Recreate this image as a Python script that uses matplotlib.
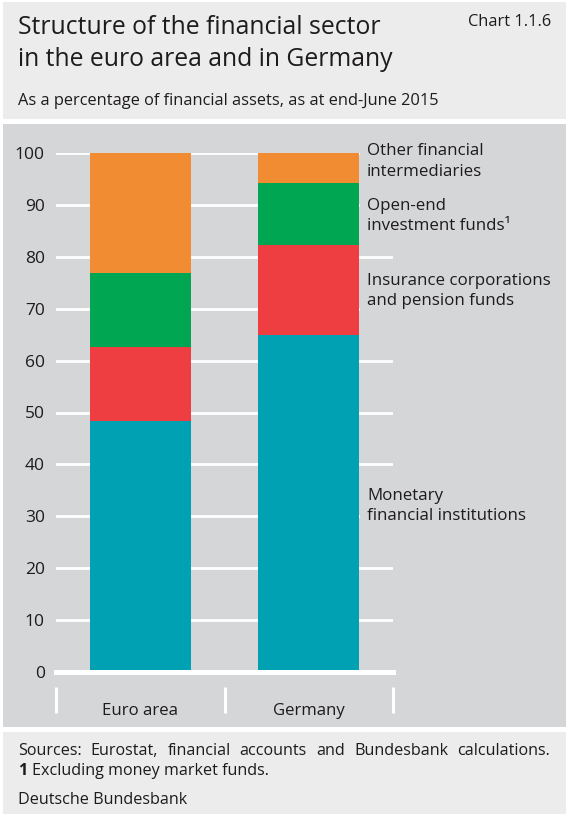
import matplotlib
matplotlib.use("Agg")
import matplotlib.pyplot as plt
from matplotlib.patches import Rectangle

plt.rcParams['font.family'] = ['Open Sans', 'DejaVu Sans']

# ---- data (percent of financial assets, end-June 2015) ----
regions = ["Euro area", "Germany"]
sectors = ["Monetary\nfinancial institutions",
           "Insurance corporations\nand pension funds",
           "Open-end\ninvestment funds\u00b9",
           "Other financial\nintermediaries"]
mfi = [48.4, 65.0]
icpf = [14.2, 17.3]
investment_funds = [14.4, 12.0]
other_fi = [23.0, 5.7]
yticks = [0, 10, 20, 30, 40, 50, 60, 70, 80, 90, 100]

colors = ["#00a1b2", "#ef3e42", "#00a651", "#f28c33"]
TEXT = "#1e1b1c"
HEAD_BG = "#ececed"
PLOT_BG = "#d5d6d8"

W, H = 568, 816
fig = plt.figure(figsize=(W / 100, H / 100), dpi=100)
fig.patch.set_facecolor("white")


def fx(px):
    return px / W


def fy(py):
    return 1 - py / H


def panel(x0, y0, x1, y1, color):
    fig.add_artist(Rectangle((fx(x0), fy(y1)), fx(x1) - fx(x0), fy(y0) - fy(y1),
                             transform=fig.transFigure, facecolor=color,
                             edgecolor="none", zorder=0))


panel(3, 2, 566, 119, HEAD_BG)
panel(3, 124, 566, 727, PLOT_BG)
panel(3, 732, 566, 814, HEAD_BG)

# ---- header ----
fig.text(fx(18), fy(28), "Structure of the financial sector", fontsize=17.8,
         color=TEXT, va="center", ha="left")
fig.text(fx(18), fy(59), "in the euro area and in Germany", fontsize=17.8,
         color=TEXT, va="center", ha="left")
fig.text(fx(551), fy(22), "Chart 1.1.6", fontsize=11.8, color=TEXT,
         va="center", ha="right")
fig.text(fx(18), fy(101), "As a percentage of financial assets, as at end-June 2015",
         fontsize=11.8, color=TEXT, va="center", ha="left")

# ---- plot area ----
ax_l, ax_r, ax_t, ax_b = 56, 393, 153.3, 671.7
ax = fig.add_axes([fx(ax_l), fy(ax_b), fx(ax_r) - fx(ax_l), fy(ax_t) - fy(ax_b)])
ax.set_facecolor("none")
for s in ax.spines.values():
    s.set_visible(False)
ax.set_xlim(-0.5, 1.5)
ax.set_ylim(0, 100)

for t in yticks[1:]:
    ax.axhline(t, color="white", lw=2.0, zorder=1)
ax.axhline(0, color="white", lw=3.6, zorder=4, clip_on=False)

x = list(range(len(regions)))
bottom = [0.0] * len(regions)
for vals, c in zip([mfi, icpf, investment_funds, other_fi], colors):
    ax.bar(x, vals, width=0.6, bottom=bottom, color=c, edgecolor="none", zorder=2)
    bottom = [b + v for b, v in zip(bottom, vals)]

ax.set_yticks(yticks)
ax.set_yticklabels([str(t) for t in yticks])
ax.tick_params(axis="y", length=0, pad=8, labelsize=12.5, labelcolor=TEXT)
ax.set_xticks([])

# category separators and labels below the zero line
for sx in [-0.5, 0.5, 1.5]:
    ax.plot([sx, sx], [-2.9, -8.0], color="white", lw=2.2, clip_on=False,
            solid_capstyle="butt", zorder=3)
for xi, name in zip(x, regions):
    ax.text(xi, -7.6, name, ha="center", va="center", fontsize=12.1,
            color=TEXT, clip_on=False)

# sector labels to the right of the Germany bar
label_y = [31.9, 73.4, 87.9, 98.4]
for name, yv in zip(sectors, label_y):
    ax.text(1.345, yv, name, ha="left", va="center", fontsize=12.2, color=TEXT,
            linespacing=1.35, zorder=5, clip_on=False,
            bbox=dict(boxstyle="square,pad=0.4", facecolor=PLOT_BG,
                      edgecolor="none"))

# ---- footer ----
renderer = fig.canvas.get_renderer()
words = "Sources: Eurostat, financial accounts and Bundesbank calculations.".split()
arts = [fig.text(0, fy(751), w, fontsize=11.6, color=TEXT, va="center", ha="left")
        for w in words]
widths = [a.get_window_extent(renderer).width for a in arts]
x0, x1 = 18, 550
gap = (x1 - x0 - sum(widths)) / (len(words) - 1)
pos = x0
for a, w in zip(arts, widths):
    a.set_x(fx(pos))
    pos += w + gap

one = fig.text(fx(18), fy(771), "1", fontsize=11.6, color=TEXT,
               fontweight="bold", va="center", ha="left")
w1 = one.get_window_extent(renderer).width
fig.text(fx(18 + w1 + 5), fy(771), "Excluding money market funds.", fontsize=11.6,
         color=TEXT, va="center", ha="left")
fig.text(fx(18), fy(800), "Deutsche Bundesbank", fontsize=11.6, color=TEXT,
         va="center", ha="left")

fig.savefig("out.png", dpi=100)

# [Given task]
Transcribe each line above verbatim, with the pictures left out.

# [Final result]
Recreate this image as a Python script that uses matplotlib.
import matplotlib
matplotlib.use("Agg")
import matplotlib.pyplot as plt
from matplotlib.patches import Rectangle

plt.rcParams['font.family'] = ['Open Sans', 'DejaVu Sans']

# ---- data (percent of financial assets, end-June 2015) ----
regions = ["Euro area", "Germany"]
sectors = ["Monetary\nfinancial institutions",
           "Insurance corporations\nand pension funds",
           "Open-end\ninvestment funds\u00b9",
           "Other financial\nintermediaries"]
mfi = [48.4, 65.0]
icpf = [14.2, 17.3]
investment_funds = [14.4, 12.0]
other_fi = [23.0, 5.7]
yticks = [0, 10, 20, 30, 40, 50, 60, 70, 80, 90, 100]

colors = ["#00a1b2", "#ef3e42", "#00a651", "#f28c33"]
TEXT = "#1e1b1c"
HEAD_BG = "#ececed"
PLOT_BG = "#d5d6d8"

W, H = 568, 816
fig = plt.figure(figsize=(W / 100, H / 100), dpi=100)
fig.patch.set_facecolor("white")


def fx(px):
    return px / W


def fy(py):
    return 1 - py / H


def panel(x0, y0, x1, y1, color):
    fig.add_artist(Rectangle((fx(x0), fy(y1)), fx(x1) - fx(x0), fy(y0) - fy(y1),
                             transform=fig.transFigure, facecolor=color,
                             edgecolor="none", zorder=0))


panel(3, 2, 566, 119, HEAD_BG)
panel(3, 124, 566, 727, PLOT_BG)
panel(3, 732, 566, 814, HEAD_BG)

# ---- header ----
fig.text(fx(18), fy(28), "Structure of the financial sector", fontsize=17.8,
         color=TEXT, va="center", ha="left")
fig.text(fx(18), fy(59), "in the euro area and in Germany", fontsize=17.8,
         color=TEXT, va="center", ha="left")
fig.text(fx(551), fy(22), "Chart 1.1.6", fontsize=11.8, color=TEXT,
         va="center", ha="right")
fig.text(fx(18), fy(101), "As a percentage of financial assets, as at end-June 2015",
         fontsize=11.8, color=TEXT, va="center", ha="left")

# ---- plot area ----
ax_l, ax_r, ax_t, ax_b = 56, 393, 153.3, 671.7
ax = fig.add_axes([fx(ax_l), fy(ax_b), fx(ax_r) - fx(ax_l), fy(ax_t) - fy(ax_b)])
ax.set_facecolor("none")
for s in ax.spines.values():
    s.set_visible(False)
ax.set_xlim(-0.5, 1.5)
ax.set_ylim(0, 100)

for t in yticks[1:]:
    ax.axhline(t, color="white", lw=2.0, zorder=1)
ax.axhline(0, color="white", lw=3.6, zorder=4, clip_on=False)

x = list(range(len(regions)))
bottom = [0.0] * len(regions)
for vals, c in zip([mfi, icpf, investment_funds, other_fi], colors):
    ax.bar(x, vals, width=0.6, bottom=bottom, color=c, edgecolor="none", zorder=2)
    bottom = [b + v for b, v in zip(bottom, vals)]

ax.set_yticks(yticks)
ax.set_yticklabels([str(t) for t in yticks])
ax.tick_params(axis="y", length=0, pad=8, labelsize=12.5, labelcolor=TEXT)
ax.set_xticks([])

# category separators and labels below the zero line
for sx in [-0.5, 0.5, 1.5]:
    ax.plot([sx, sx], [-2.9, -8.0], color="white", lw=2.2, clip_on=False,
            solid_capstyle="butt", zorder=3)
for xi, name in zip(x, regions):
    ax.text(xi, -7.6, name, ha="center", va="center", fontsize=12.1,
            color=TEXT, clip_on=False)

# sector labels to the right of the Germany bar
label_y = [31.9, 73.4, 87.9, 98.4]
for name, yv in zip(sectors, label_y):
    ax.text(1.345, yv, name, ha="left", va="center", fontsize=12.2, color=TEXT,
            linespacing=1.35, zorder=5, clip_on=False,
            bbox=dict(boxstyle="square,pad=0.4", facecolor=PLOT_BG,
                      edgecolor="none"))

# ---- footer ----
renderer = fig.canvas.get_renderer()
words = "Sources: Eurostat, financial accounts and Bundesbank calculations.".split()
arts = [fig.text(0, fy(751), w, fontsize=11.6, color=TEXT, va="center", ha="left")
        for w in words]
widths = [a.get_window_extent(renderer).width for a in arts]
x0, x1 = 18, 550
gap = (x1 - x0 - sum(widths)) / (len(words) - 1)
pos = x0
for a, w in zip(arts, widths):
    a.set_x(fx(pos))
    pos += w + gap

one = fig.text(fx(18), fy(771), "1", fontsize=11.6, color=TEXT,
               fontweight="bold", va="center", ha="left")
w1 = one.get_window_extent(renderer).width
fig.text(fx(18 + w1 + 5), fy(771), "Excluding money market funds.", fontsize=11.6,
         color=TEXT, va="center", ha="left")
fig.text(fx(18), fy(800), "Deutsche Bundesbank", fontsize=11.6, color=TEXT,
         va="center", ha="left")

fig.savefig("out.png", dpi=100)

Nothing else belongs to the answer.